- [ITEMS]:
============================================================
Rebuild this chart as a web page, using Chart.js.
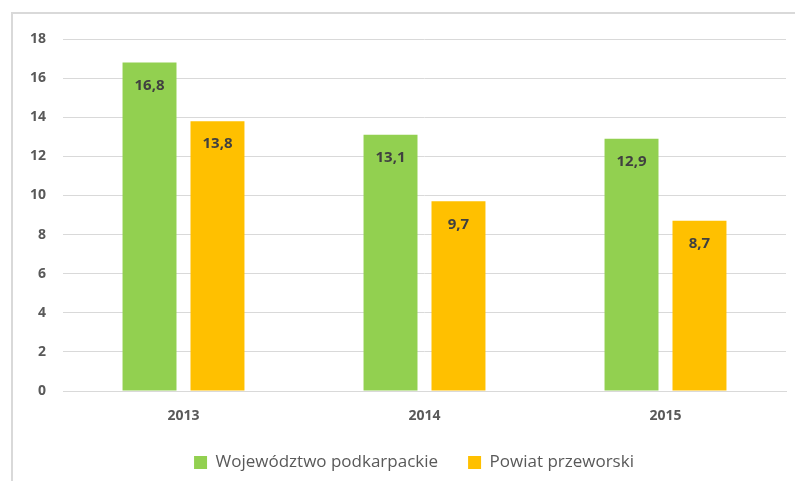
============================================================
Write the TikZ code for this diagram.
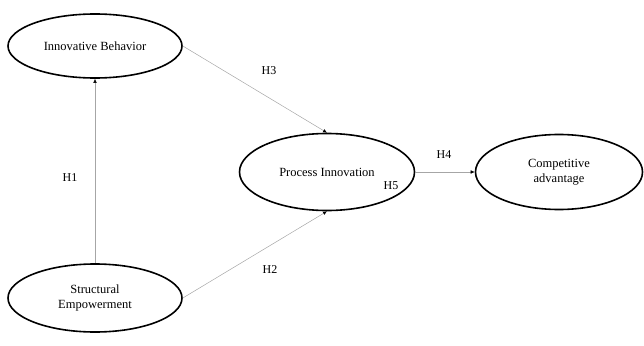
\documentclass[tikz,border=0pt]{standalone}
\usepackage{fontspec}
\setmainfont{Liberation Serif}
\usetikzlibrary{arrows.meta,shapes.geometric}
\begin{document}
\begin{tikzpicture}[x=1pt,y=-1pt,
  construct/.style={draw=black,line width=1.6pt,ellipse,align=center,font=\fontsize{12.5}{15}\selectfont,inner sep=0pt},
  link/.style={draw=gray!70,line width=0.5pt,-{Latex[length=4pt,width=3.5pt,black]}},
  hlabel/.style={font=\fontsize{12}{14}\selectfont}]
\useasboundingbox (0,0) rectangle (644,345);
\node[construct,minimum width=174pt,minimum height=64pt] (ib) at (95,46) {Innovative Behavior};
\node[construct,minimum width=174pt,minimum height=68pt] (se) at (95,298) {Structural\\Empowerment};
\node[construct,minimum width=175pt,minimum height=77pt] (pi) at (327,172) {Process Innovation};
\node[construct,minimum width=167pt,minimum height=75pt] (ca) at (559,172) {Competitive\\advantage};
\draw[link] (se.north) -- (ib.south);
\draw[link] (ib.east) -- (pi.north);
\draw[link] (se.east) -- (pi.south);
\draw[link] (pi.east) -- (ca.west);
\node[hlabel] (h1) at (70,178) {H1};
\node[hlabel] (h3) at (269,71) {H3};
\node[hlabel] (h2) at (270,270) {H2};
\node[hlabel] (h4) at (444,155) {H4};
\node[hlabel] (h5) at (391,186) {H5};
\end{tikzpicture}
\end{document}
============================================================
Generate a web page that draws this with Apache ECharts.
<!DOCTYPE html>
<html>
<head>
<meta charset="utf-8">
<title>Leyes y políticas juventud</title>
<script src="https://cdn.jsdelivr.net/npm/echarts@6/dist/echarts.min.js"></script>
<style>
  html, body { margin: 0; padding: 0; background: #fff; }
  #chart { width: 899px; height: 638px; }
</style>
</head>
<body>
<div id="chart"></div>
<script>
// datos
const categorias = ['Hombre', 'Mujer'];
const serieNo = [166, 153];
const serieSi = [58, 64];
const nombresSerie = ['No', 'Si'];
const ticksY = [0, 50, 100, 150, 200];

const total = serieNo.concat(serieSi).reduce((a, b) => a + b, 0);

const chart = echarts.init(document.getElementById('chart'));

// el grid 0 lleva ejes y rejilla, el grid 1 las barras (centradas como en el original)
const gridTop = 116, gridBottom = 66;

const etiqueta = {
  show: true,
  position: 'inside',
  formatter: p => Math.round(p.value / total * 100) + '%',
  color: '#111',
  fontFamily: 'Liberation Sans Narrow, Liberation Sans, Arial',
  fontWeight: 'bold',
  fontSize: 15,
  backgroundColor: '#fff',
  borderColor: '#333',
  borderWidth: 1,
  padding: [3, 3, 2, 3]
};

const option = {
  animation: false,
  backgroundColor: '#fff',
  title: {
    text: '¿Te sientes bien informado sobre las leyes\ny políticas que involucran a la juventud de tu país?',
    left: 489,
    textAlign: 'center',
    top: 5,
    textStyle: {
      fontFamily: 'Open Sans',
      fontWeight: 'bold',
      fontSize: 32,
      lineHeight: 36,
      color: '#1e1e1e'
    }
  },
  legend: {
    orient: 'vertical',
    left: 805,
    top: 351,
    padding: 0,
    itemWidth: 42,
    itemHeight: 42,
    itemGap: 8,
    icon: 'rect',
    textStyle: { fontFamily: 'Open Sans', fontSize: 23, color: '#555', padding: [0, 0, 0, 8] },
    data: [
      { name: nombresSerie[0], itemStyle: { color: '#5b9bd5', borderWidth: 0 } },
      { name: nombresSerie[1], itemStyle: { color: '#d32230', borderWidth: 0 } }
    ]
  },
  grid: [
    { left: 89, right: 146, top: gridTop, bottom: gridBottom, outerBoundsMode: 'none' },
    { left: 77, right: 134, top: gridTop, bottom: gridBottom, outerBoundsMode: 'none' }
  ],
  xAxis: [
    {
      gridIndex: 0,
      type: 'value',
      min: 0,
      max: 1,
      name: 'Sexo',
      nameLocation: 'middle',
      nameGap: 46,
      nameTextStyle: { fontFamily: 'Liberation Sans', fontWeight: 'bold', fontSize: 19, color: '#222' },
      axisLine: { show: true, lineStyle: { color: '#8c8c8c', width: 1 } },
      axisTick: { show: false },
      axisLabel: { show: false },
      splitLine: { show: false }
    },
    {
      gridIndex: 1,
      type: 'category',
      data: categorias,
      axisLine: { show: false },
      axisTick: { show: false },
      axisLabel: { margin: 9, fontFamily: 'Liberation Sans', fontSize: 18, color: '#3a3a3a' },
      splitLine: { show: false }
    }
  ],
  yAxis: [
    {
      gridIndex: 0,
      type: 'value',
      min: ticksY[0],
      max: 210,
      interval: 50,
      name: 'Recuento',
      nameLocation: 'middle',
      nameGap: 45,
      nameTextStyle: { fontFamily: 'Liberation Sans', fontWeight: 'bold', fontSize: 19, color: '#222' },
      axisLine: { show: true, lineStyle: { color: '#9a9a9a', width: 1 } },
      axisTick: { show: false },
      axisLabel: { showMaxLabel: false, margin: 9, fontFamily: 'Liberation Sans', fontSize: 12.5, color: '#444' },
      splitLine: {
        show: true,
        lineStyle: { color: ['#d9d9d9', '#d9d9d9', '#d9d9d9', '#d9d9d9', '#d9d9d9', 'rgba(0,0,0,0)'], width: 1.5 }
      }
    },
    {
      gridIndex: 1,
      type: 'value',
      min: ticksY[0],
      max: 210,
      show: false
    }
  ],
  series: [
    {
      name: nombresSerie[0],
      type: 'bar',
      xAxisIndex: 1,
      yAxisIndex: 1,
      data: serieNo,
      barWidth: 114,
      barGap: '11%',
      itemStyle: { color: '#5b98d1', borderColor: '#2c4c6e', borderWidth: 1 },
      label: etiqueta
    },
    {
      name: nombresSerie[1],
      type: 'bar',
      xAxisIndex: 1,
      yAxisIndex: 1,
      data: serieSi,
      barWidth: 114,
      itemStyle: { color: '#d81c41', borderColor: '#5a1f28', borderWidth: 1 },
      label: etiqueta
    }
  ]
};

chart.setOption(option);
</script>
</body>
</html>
============================================================
- [JOB]: Each line of the data that includes the word "page" counts once; report the total and nothing more.

- [FINISHED TASK]: 2